>> Begin Collected data

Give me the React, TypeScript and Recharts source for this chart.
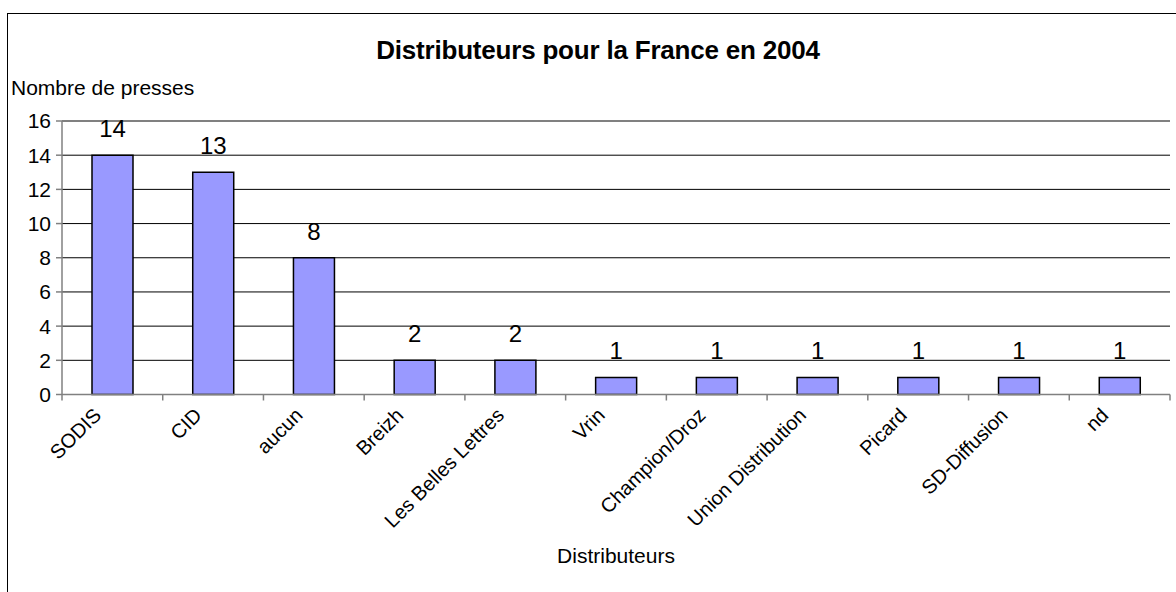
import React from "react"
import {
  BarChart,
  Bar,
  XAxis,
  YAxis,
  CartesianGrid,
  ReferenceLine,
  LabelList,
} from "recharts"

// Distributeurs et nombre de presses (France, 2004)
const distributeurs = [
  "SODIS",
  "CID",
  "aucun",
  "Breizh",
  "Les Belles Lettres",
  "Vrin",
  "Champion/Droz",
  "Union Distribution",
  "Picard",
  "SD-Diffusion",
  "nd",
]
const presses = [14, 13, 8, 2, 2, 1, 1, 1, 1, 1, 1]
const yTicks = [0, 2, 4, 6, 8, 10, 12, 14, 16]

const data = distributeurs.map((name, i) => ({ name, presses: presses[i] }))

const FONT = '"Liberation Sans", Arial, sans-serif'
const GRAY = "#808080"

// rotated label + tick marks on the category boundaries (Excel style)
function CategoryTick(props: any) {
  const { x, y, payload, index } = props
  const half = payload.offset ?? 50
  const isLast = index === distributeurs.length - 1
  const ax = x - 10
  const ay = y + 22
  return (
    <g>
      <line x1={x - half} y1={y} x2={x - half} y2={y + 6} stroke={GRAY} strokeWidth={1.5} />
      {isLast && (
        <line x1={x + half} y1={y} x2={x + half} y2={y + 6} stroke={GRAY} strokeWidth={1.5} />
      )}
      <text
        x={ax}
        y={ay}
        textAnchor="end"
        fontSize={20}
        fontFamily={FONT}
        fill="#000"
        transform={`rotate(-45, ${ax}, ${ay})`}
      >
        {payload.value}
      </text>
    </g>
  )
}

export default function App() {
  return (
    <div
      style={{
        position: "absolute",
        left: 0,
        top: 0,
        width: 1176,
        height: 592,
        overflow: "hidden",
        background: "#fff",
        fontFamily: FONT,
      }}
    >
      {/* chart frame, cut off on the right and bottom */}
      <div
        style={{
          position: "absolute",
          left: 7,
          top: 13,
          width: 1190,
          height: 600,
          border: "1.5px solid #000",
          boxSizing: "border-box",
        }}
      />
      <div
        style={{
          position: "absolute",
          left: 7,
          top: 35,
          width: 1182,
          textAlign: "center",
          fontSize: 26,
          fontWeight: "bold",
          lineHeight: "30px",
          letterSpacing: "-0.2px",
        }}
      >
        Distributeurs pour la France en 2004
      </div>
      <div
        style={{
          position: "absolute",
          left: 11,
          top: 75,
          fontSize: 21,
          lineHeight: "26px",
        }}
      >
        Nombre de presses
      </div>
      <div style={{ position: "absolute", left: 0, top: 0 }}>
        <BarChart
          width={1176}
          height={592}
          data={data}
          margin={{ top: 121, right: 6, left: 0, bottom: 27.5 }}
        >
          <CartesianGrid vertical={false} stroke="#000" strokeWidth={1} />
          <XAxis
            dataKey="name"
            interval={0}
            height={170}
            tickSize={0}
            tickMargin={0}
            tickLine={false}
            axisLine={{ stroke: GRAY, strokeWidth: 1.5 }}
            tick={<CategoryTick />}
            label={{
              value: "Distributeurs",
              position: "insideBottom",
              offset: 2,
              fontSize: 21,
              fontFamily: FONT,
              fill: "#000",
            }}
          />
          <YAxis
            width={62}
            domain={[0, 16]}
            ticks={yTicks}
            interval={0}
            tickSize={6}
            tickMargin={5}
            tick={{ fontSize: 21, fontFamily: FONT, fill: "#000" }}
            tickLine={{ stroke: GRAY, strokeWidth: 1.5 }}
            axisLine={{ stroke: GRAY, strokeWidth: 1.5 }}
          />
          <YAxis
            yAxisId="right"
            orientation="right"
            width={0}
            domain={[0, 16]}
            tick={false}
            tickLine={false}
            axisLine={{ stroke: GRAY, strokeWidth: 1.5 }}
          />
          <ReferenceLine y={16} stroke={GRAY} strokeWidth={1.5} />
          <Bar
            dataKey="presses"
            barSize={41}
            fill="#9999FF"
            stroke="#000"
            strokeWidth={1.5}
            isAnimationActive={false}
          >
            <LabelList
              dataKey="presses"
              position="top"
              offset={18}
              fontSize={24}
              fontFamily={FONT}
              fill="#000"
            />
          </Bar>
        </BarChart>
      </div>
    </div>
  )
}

>> End Collected data

**Short exercise**
Transcribe the whole listing exactly. Pictures are excluded.

**Solution for this problem**
Give me the React, TypeScript and Recharts source for this chart.
import React from "react"
import {
  BarChart,
  Bar,
  XAxis,
  YAxis,
  CartesianGrid,
  ReferenceLine,
  LabelList,
} from "recharts"

// Distributeurs et nombre de presses (France, 2004)
const distributeurs = [
  "SODIS",
  "CID",
  "aucun",
  "Breizh",
  "Les Belles Lettres",
  "Vrin",
  "Champion/Droz",
  "Union Distribution",
  "Picard",
  "SD-Diffusion",
  "nd",
]
const presses = [14, 13, 8, 2, 2, 1, 1, 1, 1, 1, 1]
const yTicks = [0, 2, 4, 6, 8, 10, 12, 14, 16]

const data = distributeurs.map((name, i) => ({ name, presses: presses[i] }))

const FONT = '"Liberation Sans", Arial, sans-serif'
const GRAY = "#808080"

// rotated label + tick marks on the category boundaries (Excel style)
function CategoryTick(props: any) {
  const { x, y, payload, index } = props
  const half = payload.offset ?? 50
  const isLast = index === distributeurs.length - 1
  const ax = x - 10
  const ay = y + 22
  return (
    <g>
      <line x1={x - half} y1={y} x2={x - half} y2={y + 6} stroke={GRAY} strokeWidth={1.5} />
      {isLast && (
        <line x1={x + half} y1={y} x2={x + half} y2={y + 6} stroke={GRAY} strokeWidth={1.5} />
      )}
      <text
        x={ax}
        y={ay}
        textAnchor="end"
        fontSize={20}
        fontFamily={FONT}
        fill="#000"
        transform={`rotate(-45, ${ax}, ${ay})`}
      >
        {payload.value}
      </text>
    </g>
  )
}

export default function App() {
  return (
    <div
      style={{
        position: "absolute",
        left: 0,
        top: 0,
        width: 1176,
        height: 592,
        overflow: "hidden",
        background: "#fff",
        fontFamily: FONT,
      }}
    >
      {/* chart frame, cut off on the right and bottom */}
      <div
        style={{
          position: "absolute",
          left: 7,
          top: 13,
          width: 1190,
          height: 600,
          border: "1.5px solid #000",
          boxSizing: "border-box",
        }}
      />
      <div
        style={{
          position: "absolute",
          left: 7,
          top: 35,
          width: 1182,
          textAlign: "center",
          fontSize: 26,
          fontWeight: "bold",
          lineHeight: "30px",
          letterSpacing: "-0.2px",
        }}
      >
        Distributeurs pour la France en 2004
      </div>
      <div
        style={{
          position: "absolute",
          left: 11,
          top: 75,
          fontSize: 21,
          lineHeight: "26px",
        }}
      >
        Nombre de presses
      </div>
      <div style={{ position: "absolute", left: 0, top: 0 }}>
        <BarChart
          width={1176}
          height={592}
          data={data}
          margin={{ top: 121, right: 6, left: 0, bottom: 27.5 }}
        >
          <CartesianGrid vertical={false} stroke="#000" strokeWidth={1} />
          <XAxis
            dataKey="name"
            interval={0}
            height={170}
            tickSize={0}
            tickMargin={0}
            tickLine={false}
            axisLine={{ stroke: GRAY, strokeWidth: 1.5 }}
            tick={<CategoryTick />}
            label={{
              value: "Distributeurs",
              position: "insideBottom",
              offset: 2,
              fontSize: 21,
              fontFamily: FONT,
              fill: "#000",
            }}
          />
          <YAxis
            width={62}
            domain={[0, 16]}
            ticks={yTicks}
            interval={0}
            tickSize={6}
            tickMargin={5}
            tick={{ fontSize: 21, fontFamily: FONT, fill: "#000" }}
            tickLine={{ stroke: GRAY, strokeWidth: 1.5 }}
            axisLine={{ stroke: GRAY, strokeWidth: 1.5 }}
          />
          <YAxis
            yAxisId="right"
            orientation="right"
            width={0}
            domain={[0, 16]}
            tick={false}
            tickLine={false}
            axisLine={{ stroke: GRAY, strokeWidth: 1.5 }}
          />
          <ReferenceLine y={16} stroke={GRAY} strokeWidth={1.5} />
          <Bar
            dataKey="presses"
            barSize={41}
            fill="#9999FF"
            stroke="#000"
            strokeWidth={1.5}
            isAnimationActive={false}
          >
            <LabelList
              dataKey="presses"
              position="top"
              offset={18}
              fontSize={24}
              fontFamily={FONT}
              fill="#000"
            />
          </Bar>
        </BarChart>
      </div>
    </div>
  )
}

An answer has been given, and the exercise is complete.